▶ **What this task involves**
Can you find the lines of the listing that include "drawn" and copy every one?
Start
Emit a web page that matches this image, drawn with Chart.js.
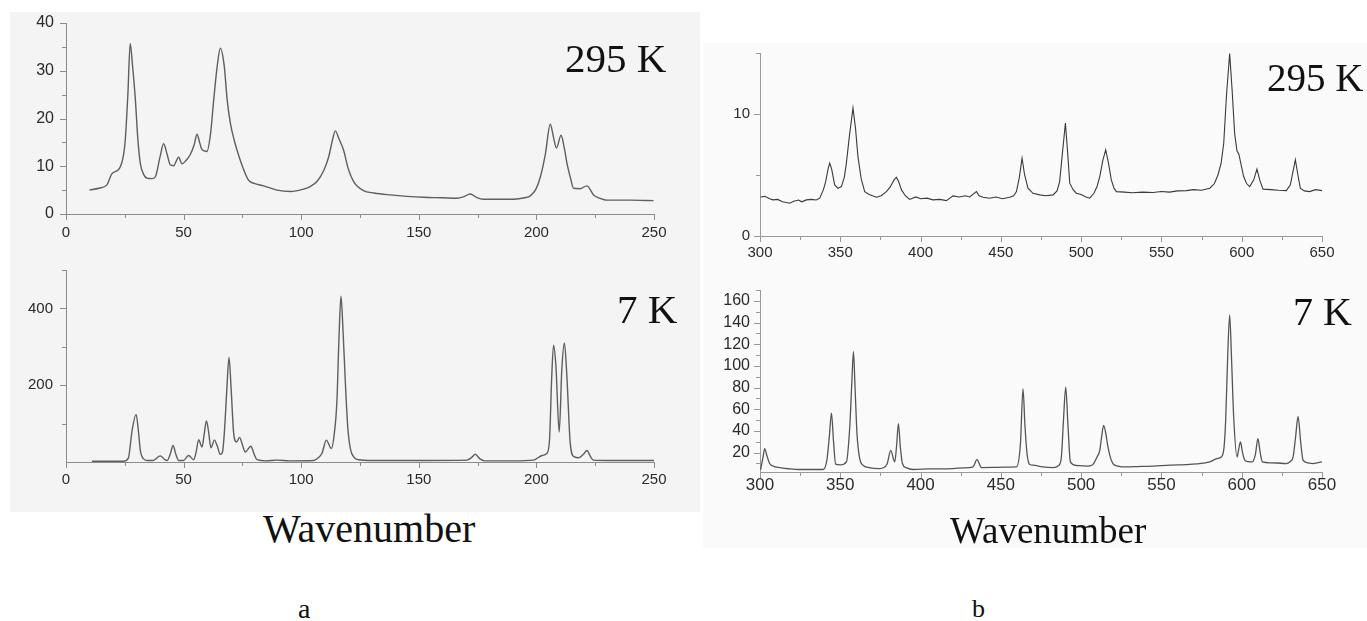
<!DOCTYPE html>
<html>
<head>
<meta charset="utf-8">
<title>Raman spectra, 295 K and 7 K</title>
<script src="https://cdn.jsdelivr.net/npm/chart.js@4.4.0/dist/chart.umd.min.js"></script>
<style>
  body { margin: 0; background: #fff; width: 1367px; height: 621px; position: relative; overflow: hidden; }
  canvas, .label, .bg { position: absolute; }
  .label { font-family: "Liberation Serif", "Times New Roman", serif; color: #111; line-height: 1; white-space: nowrap; }
</style>
</head>
<body>
<div class="bg" style="left:10px;top:12px;width:690px;height:500px;background:#f4f4f4"></div>
<div class="bg" style="left:703px;top:43px;width:664px;height:505px;background:#fafafa"></div>

<canvas id="chartA295"></canvas>
<canvas id="chartA7"></canvas>
<canvas id="chartB295"></canvas>
<canvas id="chartB7"></canvas>

<div class="label" style="left:565px;top:37.7px;font-size:41px">295 K</div>
<div class="label" style="left:617px;top:288.7px;font-size:41px">7 K</div>
<div class="label" style="left:1267px;top:58.3px;font-size:39px">295 K</div>
<div class="label" style="left:1293px;top:291.5px;font-size:40px">7 K</div>
<div class="label" style="left:263px;top:508.5px;font-size:40px">Wavenumber</div>
<div class="label" style="left:950px;top:512px;font-size:37px">Wavenumber</div>
<div class="label" style="left:298px;top:594.5px;font-size:28px">a</div>
<div class="label" style="left:972px;top:596px;font-size:26px">b</div>

<script>
// Panel a, 295 K
const waveA295 = [10, 14, 17.4, 19.5, 22.8, 24.5, 25.2, 26.3, 27.3, 28.3, 29.5, 30.5, 31.6, 33, 34.4, 36.5, 38,
    40, 41.5, 43, 44.3, 45.7, 47.9, 49.3, 51, 52.8, 54.5, 55.7, 56.8, 57.8, 59.9, 61.5, 62.8, 64.3, 65.6,
    67.3, 68.5, 69.9, 71.5, 72.7, 75, 77.6, 80, 84, 89.7, 95.4, 101, 104, 106.7, 109.5, 111.7, 113.3,
    114.5, 116, 118, 120, 122.3, 126.5, 131, 137.9, 145, 152, 160, 166.2, 169, 171.9, 174.5, 177.5, 184,
    190.3, 195, 197.4, 199.8, 201.7, 203.8, 205.9, 207.3, 208.5, 210.5, 211.8, 213, 214.5, 215.8, 218.5,
    221.5, 224.3, 227, 230, 240, 249.8];
const intA295 = [5.0, 5.4, 6.1, 8.4, 9.6, 12.5, 15.5, 25, 35.7, 31, 23.9, 16, 10.6, 8.3, 7.5, 7.4, 7.8,
    12, 14.7, 12.5, 10.3, 10.1, 11.9, 10.5, 11.2, 12.4, 14.5, 16.7, 15, 13.5, 13.1, 17, 23.9, 31, 34.7,
    30.9, 24, 19.0, 15.5, 13.4, 10, 7.1, 6.4, 5.9, 5.0, 4.7, 5.2, 5.8, 6.8, 9, 12.0, 15.5,
    17.4, 15.8, 13.4, 9.5, 6.8, 4.9, 4.4, 4.0, 3.7, 3.5, 3.4, 3.3, 3.6, 4.2, 3.5, 3.1, 3.1,
    3.1, 3.4, 3.8, 5.2, 7.8, 12.5, 18.8, 16, 13.8, 16.5, 14, 10.6, 7.5, 5.4, 5.3,
    5.9, 4.0, 3.3, 2.9, 2.9, 2.8];

// Panel a, 7 K
const waveA7 = [11, 18, 24.5, 26.5, 28.1, 29.8, 30.8, 31.6, 33, 34.4, 37, 40.1, 42, 43, 44.3, 45.5, 46.7,
    47.9, 50, 52.1, 54.3, 55.3, 56.4, 57.8, 58.7, 59.7, 60.6, 61.6, 63.1, 64.3, 65.6, 66.5, 67.3, 68.3,
    69.3, 70.3, 71.3, 72.5, 73.8, 75, 76.2, 78.6, 80, 81.2, 85, 89.7, 95, 105.3, 107, 108.8, 110.7,
    112.8, 114, 115.2, 116.1, 116.9, 117.8, 118.8, 119.8, 120.9, 122.5, 124.3, 130, 150, 170.5, 172.5,
    174, 176, 178, 190, 198.8, 202.4, 204.4, 205.6, 206.5, 207.3, 208.3, 209.7, 210.8, 211.9, 212.9,
    214.4, 216, 218, 220, 221.5, 223, 224.3, 230, 250];
const intA7 = [2, 2, 2, 10, 82, 124, 80, 30, 8, 4, 4, 16, 6, 4, 20, 43, 20,
    4, 4, 17, 6, 25, 58, 39, 70, 107, 80, 37, 57, 42, 20, 25, 74, 180,
    272, 180, 74, 52, 64, 45, 26, 41, 20, 6, 3, 5, 3, 4, 10, 22, 57,
    35, 70, 161, 330, 432, 340, 204, 90, 35, 12, 6, 4, 4, 5, 12,
    20, 8, 3, 3, 5, 17, 22, 60, 220, 304, 250, 78, 240, 310, 230,
    48, 14, 11, 20, 30, 14, 5, 4, 4];

// Panel b, 295 K
const waveB295 = [300.4, 303, 306, 308.1, 311, 314, 318.5, 321, 324, 326, 328.9, 332, 335, 337.2, 339.5,
    340.9, 342.4, 343.4, 344.6, 346.5, 348.5, 350.7, 352.5, 353.8, 355.5, 357.9, 359.5, 361, 363, 365.2,
    368, 372.5, 375.5, 378.7, 381, 383.5, 384.9, 386.5, 388.1, 390.5, 393.2, 397, 400, 404, 407.7, 412,
    416.1, 420.2, 424, 428, 430.6, 434.8, 436.5, 438.9, 443, 447, 451, 455.5, 458, 459.7, 461.5, 463.2,
    464.8, 466.9, 470, 474.2, 478, 482.5, 485, 486.6, 488.5, 490.2, 491.5, 492.9, 495, 497, 500, 503,
    505.3, 508, 510, 511.6, 513.5, 515.3, 517, 518.8, 520.5, 522, 527, 532, 538, 544.8, 550, 555, 560,
    565.6, 570, 575, 580.1, 583, 585.2, 587.2, 588.8, 590.5, 592.5, 594, 595.6, 597, 598.3, 600, 601.2,
    603, 605, 607.5, 609.5, 611.2, 613.3, 618, 623, 627.8, 630.3, 631.8, 633.4, 635, 636.5, 639, 642.3,
    646, 650];
const intB295 = [3.2, 3.25, 3.05, 2.96, 3.0, 2.8, 2.69, 2.85, 2.95, 2.8, 2.96, 3.0, 2.95, 3.1, 3.8,
    4.46, 5.5, 5.97, 5.5, 4.19, 3.9, 4.05, 4.8, 5.97, 8, 10.5, 8.8, 6.5, 4.7, 3.64,
    3.4, 3.18, 3.3, 3.64, 4.0, 4.6, 4.82, 4.4, 3.78, 3.3, 3.0, 3.2, 3.05, 3.1, 2.96, 3.0,
    2.9, 3.29, 3.2, 3.3, 3.2, 3.64, 3.3, 3.18, 3.1, 3.2, 3.05, 3.18, 3.3, 3.64, 4.8, 6.38,
    5.0, 3.92, 3.5, 3.37, 3.3, 3.37, 3.7, 4.46, 7, 9.26, 7, 4.33, 3.8, 3.51, 3.4, 3.2,
    3.1, 3.5, 4.1, 4.87, 6.2, 7.07, 6.0, 4.6, 3.9, 3.64, 3.6, 3.55, 3.6, 3.56, 3.65, 3.6, 3.7,
    3.72, 3.8, 3.75, 3.92, 4.3, 5.0, 6.0, 7.6, 11.5, 14.96, 12, 8.4, 7.0, 6.66, 5.6, 4.87,
    4.3, 4.05, 4.6, 5.48, 4.6, 3.84, 3.8, 3.75, 3.72, 4.19, 5.2, 6.25, 5.0, 3.92, 3.7, 3.64,
    3.8, 3.72];

// Panel b, 7 K
const waveB7 = [300.4, 301.8, 302.9, 304.3, 306, 309, 312.3, 318, 324.7, 332, 339.3, 341.7, 343.2, 344.5,
    345.8, 347.1, 350, 353.8, 355.9, 357.2, 358.2, 359.2, 360.4, 362, 364.1, 368, 374.5, 379.1, 381.4,
    383.9, 385, 386.2, 387.4, 388.7, 391, 395.3, 405, 420.2, 427, 432.7, 435.1, 437.9, 445, 452, 459.7,
    462.2, 463.8, 465, 466.3, 468, 470, 476, 482.5, 486, 487.7, 489, 490.4, 491.8, 493.3, 497, 503.3,
    507, 509.9, 511.6, 512.8, 514, 515.3, 516.7, 518.3, 519.8, 523, 528.1, 535, 545, 555.1, 565, 572,
    580, 584.6, 587.3, 589, 590, 591.3, 592.5, 593.7, 595, 597.1, 598, 599.2, 600.5, 601.9, 604, 606.6,
    608.5, 610.1, 611.5, 612.9, 618, 622, 627.8, 630.5, 632, 633.6, 635.1, 636.7, 638.2, 641, 644.4,
    647, 650];
const intB7 = [4.3, 15, 23.6, 17, 9.8, 7, 6.1, 5, 4.3, 4.3, 4.3, 13.5, 35, 56.4,
    30, 9.2, 8.5, 11.3, 43.5, 85, 113, 80, 37.4, 15, 8.3, 6, 5.2, 9.2, 22,
    11.3, 25, 46.6, 25, 9.8, 6, 4.3, 4.8, 5.2, 5.8, 6.7, 13.5, 6.1, 6.2, 6.5, 6.7,
    28.2, 78.8, 45, 19, 9, 8.3, 6.8, 6.1, 8, 15.9, 50, 80.3, 45, 11.3, 8, 7.4,
    8.5, 15.9, 22, 35, 45, 38, 25.1, 15, 9.8, 7.5, 6.7, 7, 7.5, 8.3, 8.8, 9.5,
    11.3, 14.4, 15.9, 25, 49.6, 110, 147, 105, 52.7, 15.9, 22, 29.7, 20, 12.9, 11.5, 11.3,
    18, 32.8, 20, 11.3, 10.5, 10.3, 9.8, 12, 15.9, 35, 53.3, 30, 12.9, 10.5, 9.8,
    10.5, 11.3];

// Tick labels (major) and minor tick positions
const xTicksA = [0, 50, 100, 150, 200, 250];
const xMinorA = [25, 75, 125, 175, 225];
const yTicksA295 = [0, 10, 20, 30, 40];
const yMinorA295 = [5, 15, 25, 35];
const yTicksA7 = [200, 400];
const yMinorA7 = [100, 300, 500];
const xTicksB = [300, 350, 400, 450, 500, 550, 600, 650];
const xMinorB = [325, 375, 425, 475, 525, 575, 625];
const yTicksB295 = [0, 10];
const yMinorB295 = [5, 15];
const yTicksB7 = [20, 40, 60, 80, 100, 120, 140, 160];
const yMinorB7 = [10, 30, 50, 70, 90, 110, 130, 150, 170];

// Tick marks drawn outside the axes, long for labelled ticks, short for minor ones
function tickMarks(xMajor, xMinor, yMajor, yMinor, color) {
    return {
        id: "tickMarks",
        afterDraw(chart) {
            const { ctx, scales: { x, y } } = chart;
            ctx.save();
            ctx.strokeStyle = color;
            ctx.lineWidth = 1;
            ctx.beginPath();
            const xTick = (v, len) => {
                const p = Math.round(x.getPixelForValue(v)) + 0.5;
                ctx.moveTo(p, y.bottom);
                ctx.lineTo(p, y.bottom + len);
            };
            const yTick = (v, len) => {
                const p = Math.round(y.getPixelForValue(v)) + 0.5;
                ctx.moveTo(x.left, p);
                ctx.lineTo(x.left - len, p);
            };
            xMajor.forEach(v => xTick(v, 6));
            xMinor.forEach(v => xTick(v, 4));
            yMajor.forEach(v => yTick(v, 6));
            yMinor.forEach(v => yTick(v, 4));
            ctx.stroke();
            ctx.restore();
        }
    };
}

function makePanel(id, area, xs, ys, p) {
    const padTop = 12, padRight = 40, yW = 70, xH = 40;
    const canvas = document.getElementById(id);
    canvas.width = area.right - area.left + yW + padRight;
    canvas.height = area.bottom - area.top + padTop + xH;
    canvas.style.left = (area.left - yW) + "px";
    canvas.style.top = (area.top - padTop) + "px";

    const fixPad = s => { s.paddingLeft = s.paddingRight = s.paddingTop = s.paddingBottom = 0; };

    return new Chart(canvas.getContext("2d"), {
        type: "line",
        data: {
            datasets: [{
                data: xs.map((x, i) => ({ x: x, y: ys[i] })),
                borderColor: p.lineColor,
                borderWidth: p.lineWidth,
                pointRadius: 0,
                cubicInterpolationMode: p.smooth ? "monotone" : "default",
                tension: 0,
                fill: false
            }]
        },
        options: {
            responsive: false,
            animation: false,
            layout: { padding: { left: 0, top: padTop, right: padRight, bottom: 0 } },
            plugins: { legend: { display: false }, tooltip: { enabled: false } },
            scales: {
                x: {
                    type: "linear",
                    min: p.xMin, max: p.xMax,
                    grid: { display: false, drawTicks: false },
                    border: { display: true, color: p.axisColor, width: 1 },
                    ticks: {
                        autoSkip: false, maxRotation: 0, padding: p.xPad,
                        color: "#2a2a2a",
                        font: { family: "'Liberation Sans', Arial, sans-serif", size: p.xFont },
                        callback: v => v
                    },
                    afterBuildTicks: s => { s.ticks = p.xTicks.map(v => ({ value: v })); },
                    afterFit: s => { s.height = xH; fixPad(s); }
                },
                y: {
                    min: p.yMin, max: p.yMax,
                    grid: { display: false, drawTicks: false },
                    border: { display: true, color: p.axisColor, width: 1 },
                    ticks: {
                        autoSkip: false, padding: p.yPad,
                        color: "#2a2a2a",
                        font: { family: "'Liberation Sans', Arial, sans-serif", size: p.yFont },
                        callback: v => v
                    },
                    afterBuildTicks: s => { s.ticks = p.yTicks.map(v => ({ value: v })); },
                    afterFit: s => { s.width = yW; fixPad(s); }
                }
            }
        },
        plugins: [tickMarks(p.xTicks, p.xMinor, p.yTicks, p.yMinor, p.axisColor)]
    });
}

makePanel("chartA295", { left: 66, top: 23, right: 654, bottom: 214 }, waveA295, intA295, {
    xMin: 0, xMax: 250, yMin: 0, yMax: 40,
    xTicks: xTicksA, xMinor: xMinorA, yTicks: yTicksA295, yMinor: yMinorA295,
    lineColor: "#5e5e5e", lineWidth: 1.4, axisColor: "#8c8c8c", smooth: true,
    xFont: 15, yFont: 16, xPad: 10, yPad: 12
});

makePanel("chartA7", { left: 66, top: 270, right: 654, bottom: 462 }, waveA7, intA7, {
    xMin: 0, xMax: 250, yMin: 0, yMax: 500,
    xTicks: xTicksA, xMinor: xMinorA, yTicks: yTicksA7, yMinor: yMinorA7,
    lineColor: "#5e5e5e", lineWidth: 1.4, axisColor: "#8c8c8c", smooth: true,
    xFont: 15, yFont: 15, xPad: 9, yPad: 13
});

makePanel("chartB295", { left: 760, top: 53, right: 1322, bottom: 236 }, waveB295, intB295, {
    xMin: 300, xMax: 650, yMin: 0, yMax: 15,
    xTicks: xTicksB, xMinor: xMinorB, yTicks: yTicksB295, yMinor: yMinorB295,
    lineColor: "#3a3a3a", lineWidth: 1.1, axisColor: "#999999", smooth: false,
    xFont: 15, yFont: 15, xPad: 8, yPad: 10
});

makePanel("chartB7", { left: 760, top: 290, right: 1322, bottom: 472 }, waveB7, intB7, {
    xMin: 300, xMax: 650, yMin: 2, yMax: 170,
    xTicks: xTicksB, xMinor: xMinorB, yTicks: yTicksB7, yMinor: yMinorB7,
    lineColor: "#555555", lineWidth: 1.3, axisColor: "#999999", smooth: true,
    xFont: 17, yFont: 16, xPad: 3, yPad: 10
});
</script>
</body>
</html>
End
▶ **Output of the exercise**
Emit a web page that matches this image, drawn with Chart.js.
// Tick marks drawn outside the axes, long for labelled ticks, short for minor ones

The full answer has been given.